“The arts are not a way of making a living. They are a very human way of making life more bearable. Practicing an art, no matter how well or badly, is a way to make your soul grow, for heaven's sake. Sing in the shower. Dance to the radio. Tell stories. Write a poem to a friend, even a lousy poem. Do it as well as you possibly can. You will get an enormous reward. You will have created something.”

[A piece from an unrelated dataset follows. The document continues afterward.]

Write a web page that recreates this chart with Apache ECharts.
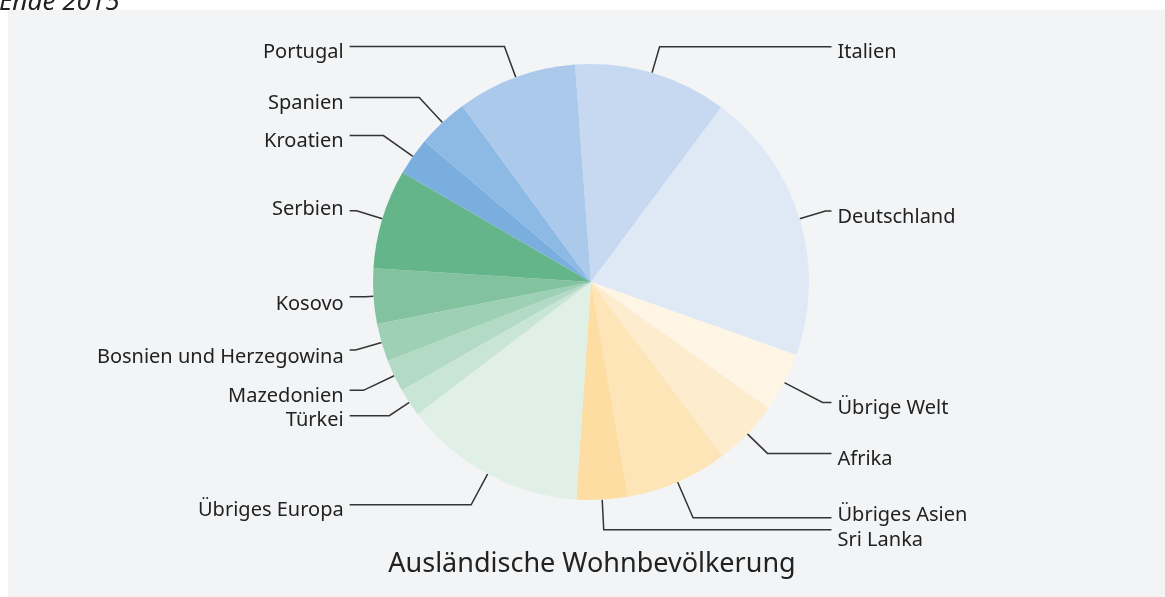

― Kurt Vonnegut, A Man Without a Country
Wednesday, June 5, 2013
Sukhois and religious chants
Riverside Fairgrounds, Deccan, Pune.
Pune Civilian Airport.
In India, I can think of no town or city where the early
mornings are quiet. Blaring religious
chants from small and large temples in every neighborhood on crackly amplified
sound systems provide a constant backdrop. One
might think that this is an urban phenomenon. It’s not! It’s equally bad in the countryside. It’s really depressing when you wake up in the
morning on a trek in the mountains and hear these sounds floating up from a
village way down below. The religious (Hindu mostly) chants and hymns start
around 5 am. They usually stop by about 7:30 to 8:00 am. I think we fear hearing our own thoughts first
thing in the morning and have to snuff them out with the name of the Lord(s).
The sound I really
like in the morning is that of Sukhoi fighter planes, in pairs or singly on practice sorties
above Pune. It starts like a distant
rumble of thunder and waxes and wanes in the wind. As they get closer the jet engine
sound becomes apparent. You can
rarely see them. Black triangular specks
in the sky. They Doppler out going overhead and then go back to being a rumble.
Indian Airforce has based a couple of squadrons of these Russian war planes, Sukhoi Su-30MKI in
Pune. They have a very nice
profile. They resemble General Electric F-14
Tomcats but are not that large. Similar
swing wing, dual engine/tailplane fighters.